Mastering engineer Peter Doell looked out at the crowd that usually gathers for his weekly “Audio Lunch Bunch” gatherings at a restaurant in Burbank, CA, which, this week, was markedly larger than usual. “There are probably no records being made anywhere in L.A. right now. Everybody’s here!” Doell said as a means of introduction.
Indeed, on April 17, about 120 recording professionals from around town gathered to celebrate the birthday of one of the most beloved figures in music recording, multiple-multiple Grammy-winning engineer Al Schmitt.
“Al is the godfather of the pack,” states mastering engineer Gavin Lurssen.
“We all want to be Al Schmitt,” adds producer Ross Hogarth. “We all want to be the consummate gentleman, the most talented engineer and producer.

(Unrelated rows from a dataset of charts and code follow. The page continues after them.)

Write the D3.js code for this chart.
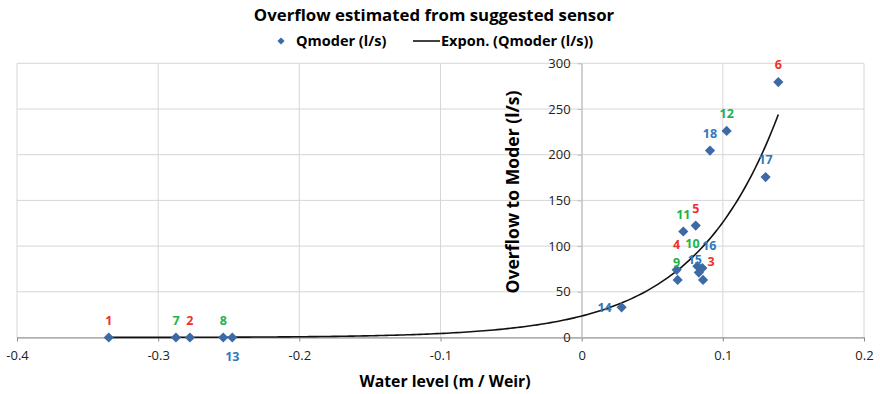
<!DOCTYPE html>
<html>
<head>
<meta charset="utf-8">
<script src="https://d3js.org/d3.v7.min.js"></script>
<style>
  body { margin: 0; background: white; }
  text { font-family: "Open Sans", sans-serif; }
  .grid line { stroke: #d6d6d6; stroke-width: 1; }
  .axis text { font-size: 13px; fill: #222; }
</style>
</head>
<body>
<div id="chart"></div>
<script>

var pointIds   = [1, 2, 3, 4, 5, 6, 7, 8, 9, 10, 11, 12, 13, 14, 15, 16, 17, 18];
var waterLevel = [-0.335, -0.2775, 0.086, 0.0673, 0.0808, 0.1393, -0.2874, -0.2539, 0.068, 0.082, 0.072, 0.1027, -0.2475, 0.0283, 0.083, 0.0855, 0.1303, 0.0909];
var overflow   = [0, 0, 63, 74, 122.5, 279.5, 0, 0, 63, 78, 116, 226, 0, 33, 71, 76, 175.5, 204.5];

var xTicks = [-0.4, -0.3, -0.2, -0.1, 0, 0.1, 0.2];
var yTicks = [0, 50, 100, 150, 200, 250, 300];

// Excel exponential trendline  y = a * e^(b x), drawn over the data range
var trendA = 23.5;
var trendB = 16.8;

var width = 880, height = 394;

var svg = d3.select('#chart').append('svg')
  .attr('width', width)
  .attr('height', height)
  .style('background', 'white');

var x = d3.scaleLinear().domain([-0.4, 0.2]).range([17, 864]);
var y = d3.scaleLinear().domain([0, 300]).range([337.5, 63.3]);

// gridlines
var grid = svg.append('g').attr('class', 'grid');
grid.selectAll('.vg').data(xTicks).enter().append('line')
  .attr('x1', function (d) { return x(d); })
  .attr('x2', function (d) { return x(d); })
  .attr('y1', y(300)).attr('y2', y(0));
grid.selectAll('.hg').data(yTicks).enter().append('line')
  .attr('x1', x(-0.4)).attr('x2', x(0.2))
  .attr('y1', function (d) { return y(d); })
  .attr('y2', function (d) { return y(d); });

// axes crossing at zero
var xAxis = svg.append('g').attr('class', 'axis')
  .attr('transform', 'translate(0,' + y(0) + ')')
  .call(d3.axisBottom(x).tickValues(xTicks).tickFormat(String).tickSize(4).tickSizeOuter(0).tickPadding(9));
xAxis.selectAll('path, line').attr('stroke', '#8a8a8a');

var yAxis = svg.append('g').attr('class', 'axis')
  .attr('transform', 'translate(' + x(0) + ',0)')
  .call(d3.axisLeft(y).tickValues(yTicks).tickSize(4).tickSizeOuter(0).tickPadding(7));
yAxis.selectAll('path, line').attr('stroke', '#bdbdbd');
xAxis.select('.domain').raise();

// trendline
var xs = d3.range(0, 201).map(function (i) {
  var lo = d3.min(waterLevel), hi = d3.max(waterLevel);
  return lo + (hi - lo) * i / 200;
});
svg.append('path')
  .datum(xs)
  .attr('fill', 'none')
  .attr('stroke', '#111')
  .attr('stroke-width', 1.6)
  .attr('d', d3.line()
    .x(function (d) { return x(d); })
    .y(function (d) { return y(trendA * Math.exp(trendB * d)); }));

// points
var points = pointIds.map(function (id, i) {
  return { id: id, wl: waterLevel[i], q: overflow[i] };
});
var diamond = d3.symbol().type(d3.symbolSquare).size(52);
svg.selectAll('.pt').data(points).enter().append('path')
  .attr('class', 'pt')
  .attr('d', diamond)
  .attr('fill', '#3d6aa6')
  .attr('transform', function (d) { return 'translate(' + x(d.wl) + ',' + y(d.q) + ') rotate(45)'; });

// data labels (number of the sample)
function labelColor(id) {
  if (id <= 6) return '#f0302c';
  if (id <= 12) return '#1fb14e';
  return '#2f7ac0';
}
var labelShift = {
  13: [0, 19], 14: [-17, 0], 4: [0, -25], 9: [-1, -17],
  10: [-5, -23], 16: [7, -22], 15: [-4, -13], 3: [8, -18]
};
svg.selectAll('.lbl').data(points).enter().append('text')
  .attr('class', 'lbl')
  .attr('x', function (d) { return x(d.wl) + (labelShift[d.id] ? labelShift[d.id][0] : 0); })
  .attr('y', function (d) { return y(d.q) + (labelShift[d.id] ? labelShift[d.id][1] : -17); })
  .attr('dy', '0.35em')
  .attr('text-anchor', 'middle')
  .style('font-size', '12.5px')
  .style('font-weight', 'bold')
  .attr('fill', function (d) { return labelColor(d.id); })
  .text(function (d) { return d.id; });

// titles
svg.append('text')
  .attr('x', 434).attr('y', 15).attr('dy', '0.35em')
  .attr('text-anchor', 'middle')
  .style('font-size', '16.8px').style('font-weight', 'bold')
  .text('Overflow estimated from suggested sensor');

svg.append('text')
  .attr('x', 445).attr('y', 381).attr('dy', '0.35em')
  .attr('text-anchor', 'middle')
  .style('font-size', '15.8px').style('font-weight', 'bold')
  .text('Water level (m / Weir)');

svg.append('text')
  .attr('transform', 'translate(513,192) rotate(-90)')
  .attr('dy', '0.35em')
  .attr('text-anchor', 'middle')
  .style('font-size', '17.6px').style('font-weight', 'bold')
  .text('Overflow to Moder (l/s)');

// legend
var legend = svg.append('g').attr('transform', 'translate(0,41)');
legend.append('path')
  .attr('d', d3.symbol().type(d3.symbolSquare).size(26))
  .attr('fill', '#3d6aa6')
  .attr('transform', 'translate(281,0) rotate(45)');
legend.append('text')
  .attr('x', 296).attr('dy', '0.35em')
  .style('font-size', '14.5px').style('font-weight', 'bold')
  .text('Qmoder (l/s)');
legend.append('line')
  .attr('x1', 413).attr('x2', 440)
  .attr('stroke', '#111').attr('stroke-width', 1.6);
legend.append('text')
  .attr('x', 441).attr('dy', '0.35em')
  .style('font-size', '14.5px').style('font-weight', 'bold')
  .text('Expon. (Qmoder (l/s))');

</script>
</body>
</html>
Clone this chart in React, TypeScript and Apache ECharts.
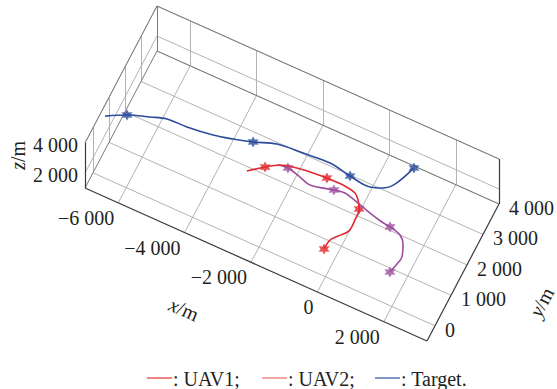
import React, { useEffect, useRef } from 'react';
import * as echarts from 'echarts';

// ---- axis ranges and ticks ----
const X_RANGE = [-7000, 3300];
const Y_RANGE = [-500, 4000];
const Z_RANGE = [1000, 4000];
const X_TICKS = [-6000, -4000, -2000, 0, 2000];
const Y_TICKS = [0, 1000, 2000, 3000, 4000];
const Z_TICKS = [2000, 4000];

// ---- trajectories (m) ----
const TARGET_X = [-6950, -6430, -5845, -5405, -4815, -4075, -3540, -3010, -2400, -1650, -865, -210, 330, 725, 990, 1245];
const TARGET_Y = [655, 945, 1165, 1315, 1340, 1435, 1565, 1725, 1955, 2025, 2080, 1975, 1910, 2035, 2295, 2950];
const TARGET_Z = [3500, 3500, 3500, 3500, 3500, 3500, 3500, 3500, 3500, 3500, 3500, 3500, 3500, 3500, 3500, 3500];
const TARGET_MARKS = [1, 7, 11, 15];

const UAV1_X = [-2980, -2590, -2250, -1800, -1345, -940, -460, -65, 100, 240, 280, 275, 75, -70, -100];
const UAV1_Y = [1280, 1600, 1835, 1955, 2015, 2045, 2050, 1980, 1830, 1605, 1265, 900, 635, 435, 125];
const UAV1_Z = [2500, 2500, 2500, 2500, 2500, 2500, 2500, 2500, 2500, 2500, 2500, 2500, 2500, 2500, 2500];
const UAV1_MARKS = [1, 5, 9, 14];

const UAV2_X = [-2325, -2020, -1610, -1265, -615, -310, 135, 560, 965, 1225, 1570, 1760, 1900, 1870, 1800];
const UAV2_Y = [1800, 1850, 1750, 1660, 1810, 1860, 1750, 1625, 1530, 1495, 1400, 1195, 840, 590, 295];
const UAV2_Z = [2500, 2500, 2500, 2500, 2500, 2500, 2500, 2500, 2500, 2500, 2500, 2500, 2500, 2500, 2500];
const UAV2_MARKS = [1, 4, 9, 14];

const LEGEND_NAMES = ['UAV1', 'UAV2', 'Target'];

// ---- layout / style ----
const W = 557;
const H = 389;
const ORIGIN = [85, 188];
const EX = [342, 153];
const EY = [72, -137];
const EZ = [0, -45];
const FONT = '"Liberation Serif", "Times New Roman", serif';
const TEXT = '#231f20';
const C_TARGET = '#2c4c9c';
const C_UAV1 = '#e0292f';
const C_UAV2 = '#9d4f9f';
const LEG_COLORS = ['#e4333b', '#ec6b6b', '#2c4c9c'];

function P(x: number, y: number, z: number): number[] {
  const u = (x - X_RANGE[0]) / (X_RANGE[1] - X_RANGE[0]);
  const v = (y - Y_RANGE[0]) / (Y_RANGE[1] - Y_RANGE[0]);
  const w = (z - Z_RANGE[0]) / (Z_RANGE[1] - Z_RANGE[0]);
  return [
    ORIGIN[0] + u * EX[0] + v * EY[0] + w * EZ[0],
    ORIGIN[1] + u * EX[1] + v * EY[1] + w * EZ[1],
  ];
}

function fmt(v: number): string {
  const s = Math.abs(v).toString().replace(/\B(?=(\d{3})+(?!\d))/g, ' ');
  return (v < 0 ? '\u2212' : '') + s;
}

function hexagram(): string {
  let d = '';
  for (let k = 0; k < 12; k++) {
    const a = -Math.PI / 2 + (k * Math.PI) / 6;
    const r = k % 2 === 0 ? 10 : 5.4;
    const px = (r * Math.cos(a)).toFixed(2);
    const py = (r * Math.sin(a)).toFixed(2);
    d += (k === 0 ? 'M' : 'L') + px + ' ' + py + ' ';
  }
  return 'path://' + d + 'Z';
}

export default function App() {
  const ref = useRef<HTMLDivElement>(null);
  useEffect(() => {
    document.body.style.margin = '0';
    const chart = echarts.init(ref.current!, null, { renderer: 'svg' });
    const [X0, X1] = X_RANGE;
    const [Y0, Y1] = Y_RANGE;
    const [Z0, Z1] = Z_RANGE;

    const gridSegs: number[][][] = [];
    X_TICKS.forEach((x) => {
      gridSegs.push([P(x, Y0, Z0), P(x, Y1, Z0)]);
      gridSegs.push([P(x, Y1, Z0), P(x, Y1, Z1)]);
    });
    Y_TICKS.forEach((y) => {
      gridSegs.push([P(X0, y, Z0), P(X1, y, Z0)]);
      gridSegs.push([P(X0, y, Z0), P(X0, y, Z1)]);
    });
    Z_TICKS.forEach((z) => {
      gridSegs.push([P(X0, Y1, z), P(X1, Y1, z)]);
      gridSegs.push([P(X0, Y0, z), P(X0, Y1, z)]);
    });
    const boxSegs = [
      [P(X0, Y1, Z0), P(X1, Y1, Z0)],
      [P(X0, Y0, Z0), P(X0, Y1, Z0)],
      [P(X0, Y1, Z0), P(X0, Y1, Z1)],
      [P(X0, Y0, Z1), P(X0, Y1, Z1)],
      [P(X0, Y1, Z1), P(X1, Y1, Z1)],
    ];
    const axisSegs = [
      [P(X0, Y0, Z0), P(X1, Y0, Z0)],
      [P(X1, Y0, Z0), P(X1, Y1, Z0)],
      [P(X0, Y0, Z0), P(X0, Y0, Z1)],
      [P(X1, Y1, Z0), P(X1, Y1, Z1)],
    ];

    const segSeries = (segs: number[][][], color: string, width: number) => ({
      type: 'lines',
      coordinateSystem: 'cartesian2d',
      polyline: false,
      silent: true,
      data: segs.map((s) => ({ coords: s })),
      lineStyle: { color, width, opacity: 1, type: 'solid' },
      effect: { show: false },
    });

    const star = hexagram();
    const traj = (xs: number[], ys: number[], zs: number[], marks: number[], color: string, name: string) => [
      {
        name,
        type: 'line',
        data: xs.map((x, i) => P(x, ys[i], zs[i])),
        smooth: 0.35,
        showSymbol: false,
        symbol: 'none',
        lineStyle: { color, width: 1.6 },
        silent: true,
      },
      {
        name: name + '-marks',
        type: 'scatter',
        data: marks.map((i) => P(xs[i], ys[i], zs[i])),
        symbol: star,
        symbolSize: 11,
        itemStyle: { color },
        silent: true,
      },
    ];

    const textEl = (x: number, y: number, text: string, align: string, style = 'normal') => ({
      type: 'text',
      x,
      y,
      silent: true,
      style: {
        text,
        fill: TEXT,
        font: style + ' 20px ' + FONT,
        align,
        textAlign: align,
        verticalAlign: 'middle',
        textVerticalAlign: 'middle',
      },
    });

    const texts: any[] = [];
    X_TICKS.forEach((x) => {
      const p = P(x, Y0, Z0);
      texts.push(textEl(p[0] - 4, p[1] + 15, fmt(x), 'right'));
    });
    Y_TICKS.forEach((y) => {
      const p = P(X1, y, Z0);
      texts.push(textEl(p[0] + 10, p[1] + 4, fmt(y), 'left'));
    });
    Z_TICKS.forEach((z) => {
      const p = P(X0, Y0, z);
      texts.push(textEl(p[0] - 7, p[1] + 2, fmt(z), 'right'));
    });
    const axisTitle = (x: number, y: number, letter: string, rot: number) => {
      texts.push({
        type: 'group',
        x,
        y,
        rotation: (rot * Math.PI) / 180,
        silent: true,
        children: [
          textEl(-5, 0, letter, 'right', 'italic'),
          textEl(-5, 0, '/m', 'left', 'normal'),
        ],
      });
    };
    axisTitle(18, 157, 'z', 90);
    axisTitle(183, 309, 'x', -24);
    axisTitle(541, 303, 'y', 62);

    const legX = [147, 262, 375];
    LEGEND_NAMES.forEach((nm, i) => {
      texts.push({
        type: 'line',
        silent: true,
        shape: { x1: legX[i], y1: 378, x2: legX[i] + 25, y2: 378 },
        style: { stroke: LEG_COLORS[i], lineWidth: 1.2 },
      });
      texts.push(textEl(legX[i] + 26, 379, ': ' + nm + (i === LEGEND_NAMES.length - 1 ? '.' : ';'), 'left'));
    });

    chart.setOption({
      animation: false,
      backgroundColor: '#ffffff',
      grid: { left: 0, top: 0, width: W, height: H, containLabel: false },
      xAxis: { type: 'value', min: 0, max: W, show: false },
      yAxis: { type: 'value', min: 0, max: H, inverse: true, show: false },
      series: [
        segSeries(gridSegs, '#b3b3b3', 1),
        segSeries(boxSegs, '#7a7a7a', 1),
        segSeries(axisSegs, '#3a3a3a', 1.2),
        ...traj(TARGET_X, TARGET_Y, TARGET_Z, TARGET_MARKS, C_TARGET, 'Target'),
        ...traj(UAV2_X, UAV2_Y, UAV2_Z, UAV2_MARKS, C_UAV2, 'UAV2'),
        ...traj(UAV1_X, UAV1_Y, UAV1_Z, UAV1_MARKS, C_UAV1, 'UAV1'),
      ],
      graphic: texts,
    });
    return () => chart.dispose();
  }, []);
  return <div ref={ref} style={{ width: W, height: H }} />;
}
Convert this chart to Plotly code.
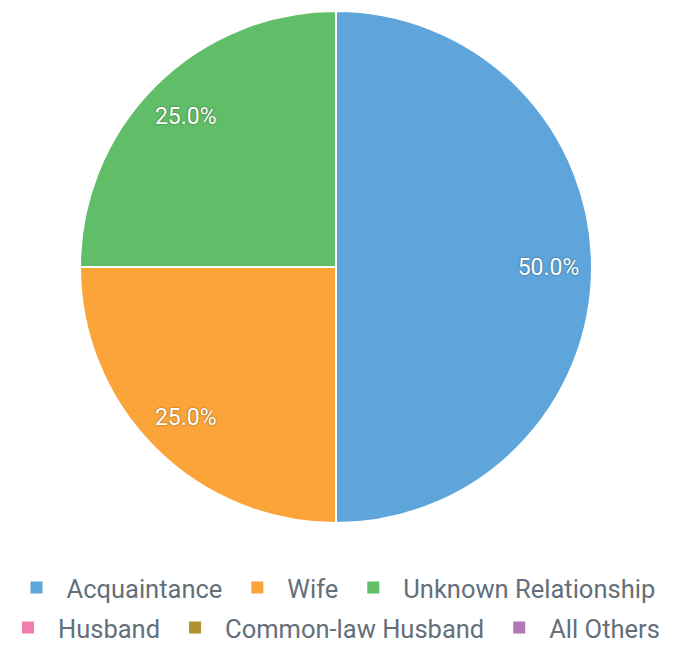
import plotly.graph_objects as go

labels = ["Acquaintance", "Wife", "Unknown Relationship", "Husband", "Common-law Husband", "All Others"]
values = [2, 1, 1, 0, 0, 0]
colors = ["#5DA5DA", "#FAA43A", "#60BD68", "#F17CB0", "#B2912F", "#B276B2"]

W, H = 687, 647
cx, cy, r = 336, 267, 256
dom = dict(x=[(cx - r) / W, (cx + r) / W], y=[1 - (cy + r) / H, 1 - (cy - r) / H])

fig = go.Figure()
fig.add_trace(go.Pie(
    labels=labels,
    values=values,
    sort=False,
    direction="clockwise",
    rotation=0,
    marker=dict(colors=colors, line=dict(color="white", width=2)),
    textinfo="none",
    hoverinfo="label+value+percent",
    showlegend=False,
    domain=dom,
))
# transparent ring overlay used only to place the percentage labels near the rim
fig.add_trace(go.Pie(
    labels=labels,
    values=values,
    sort=False,
    direction="clockwise",
    rotation=0,
    hole=0.66,
    marker=dict(colors=["rgba(0,0,0,0)"] * len(labels), line=dict(width=0)),
    texttemplate="%{percent:.1%}",
    textposition="inside",
    insidetextorientation="horizontal",
    textfont=dict(family="Roboto", size=23, color="white", weight="normal",
                  shadow="0px 0px 2px rgba(0,0,0,0.5)"),
    hoverinfo="skip",
    showlegend=False,
    domain=dom,
))

# legend-only entries (one per category, including the zero-valued ones), in two rows
for i, (lab, col) in enumerate(zip(labels, colors)):
    fig.add_trace(go.Scatter(
        x=[None], y=[None], mode="markers", name=lab,
        marker=dict(symbol="square", size=12, color=col),
        legend="legend" if i < 3 else "legend2",
        hoverinfo="skip",
    ))

legfont = dict(family="Roboto", size=25.5, color="#646f7a")
fig.update_layout(
    width=W, height=H,
    margin=dict(l=0, r=0, t=0, b=0, autoexpand=False),
    paper_bgcolor="white",
    plot_bgcolor="white",
    showlegend=True,
    xaxis=dict(visible=False),
    yaxis=dict(visible=False),
    legend=dict(orientation="h", x=(W / 2 - 10) / W, xanchor="center", traceorder="normal",
                y=1 - 588 / H, yanchor="middle", font=legfont, itemwidth=50),
    legend2=dict(orientation="h", x=(W / 2 - 12) / W, xanchor="center", traceorder="normal",
                 y=1 - 628 / H, yanchor="middle", font=legfont, itemwidth=50),
)

fig.write_html("out.html", config={"displayModeBar": False},
               post_script="document.body.style.margin='0';")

But it’s who he is as a human that’s the most important. We all look up to Al, and love him dearly.”
The three were among a who’s who of L.A. recording professionals who set work aside to come celebrate the veteran engineer, who, though his cake mentioned something about 65, insisted, along with his wife, Lisa, that he was turning but 39 that day.
Other congregants included the likes of Jack Douglas, CJ Vanston, Niko Bolas, Robert Margouleff, Moogie Canazio, Leslie Ann Jones, Ron McMaster, Steve Sykes, Maureen Droney, Bill Smith, Bruce Sugar, Steve Genewick, Lenise Bent, former Capitol Studios VP Michael Frondelli, Joe Sidore and dozens of others.
“Our success at Capitol Studios is interwoven with Al’s legacy, Al’s life,” notes studio manager Paula Salvatore, who first met Schmitt 28 years ago when he tracked Natalie Cole’s Unforgettable at the studio. “He calls me his ‘studio wife,’” With Lisa’s permission, of course.
“I owe my career to him,” says Genewick, who has sat by Schmitt’s side at Capitol for the last 20 years. “Everything I’ve learned about making records I learned from him.”
His technical skill is revered across the industry, as noted by those who have worked with him. “The best Aerosmith mix I ever got was from Al,” states Douglas. “It just had an incredible depth. And it was the first time a mix was done in less than two days!”
“He mixes for vinyl,” notes McMaster, who has been cutting lacquers for Schmitt for the last 15 years. “Everything is so well placed, the image is correct. Al might say, ‘Put a little top end on it,’ and that’ll be it. His work is unlike any others that we do.”
“He’s one of the most prepared engineers I’ve ever seen work,” says Frondelli. “By the time he gets in the room, everything’s set up to his specifications. He’s inspected every microphone, every position. He knows where everything is, he knows his players, he knows his equipment. Nobody does it better.”
Adds Sykes, “His unbelievable attention to detail with mic placement is incredible. Mic placement for Al is the key.”
Notes Doell, about his time spent working with Schmitt, “We used to say, ‘I’m gonna work with Al Schmitt today—gonna steal some of his shit!” he laughs. “But in truth, there really wasn't any 'thing' to steal. Al would listen to what the music sounded like in the room, go back in the control room, and…if it didn't sound THE SAME, he would either move the mic or change it. Reaching for the EQ to make it sound ‘correct’ was not his way.”
Schmitt made an impression regarding microphones even upon his arrival in L.A., Doell notes. “In Al's recently-released book [On the Record, co-written with Droney], he tells of why he made a big impression with his sound when he moved west from New York City. While ribbon mics were in vogue in L.A., he brought with him his preference for condenser microphones—adding pop and clarity to his recordings that made his sound distinctive.”
Sykes was first able to take advantage of his longtime friend’s expertise upon first arriving in L.A. in 1980. “I’ll never forget, when I first moved here, I was doing my first orchestra session as an engineer. I had never recorded one before. So I called up Al one night—we had just met—and asked him what to do. And he stayed on the phone with me for almost an hour, explaining every mic to use, what pattern to use, where to place it—every detail about recording strings. He’s one of the kindest human beings I’ve ever met.”
“He’s accessible to anybody,” adds Lurssen, who first met Schmitt 18 years ago, while working for mastering engineer Doug Sax (“I would pick up the sandwiches from Victor’s—pastrami”). “You can call him, and he’ll talk to you. It’s just amazing.”
His people skills with clients are equally revered. “He has the ultimate bedside manner,” states Hogarth. “He’ll say what he means, but he won’t ever say it mean.” Notes Vanston, “He has a diplomatic way of taking no shit, and keeping everybody focused on the important thing. He’ll sit back and let some stuff go on, and then there’s a certain point when he speaks up. And you know, when Al speaks up, it’s for a reason. There’s no ego involved, it’s for the project.”
After chowing down on Mexican food, Schmitt blew out his birthday candles and addressed his friends. “God, it’s great to be 39. If it’s good enough for Jack Benny, it’s good enough for me.”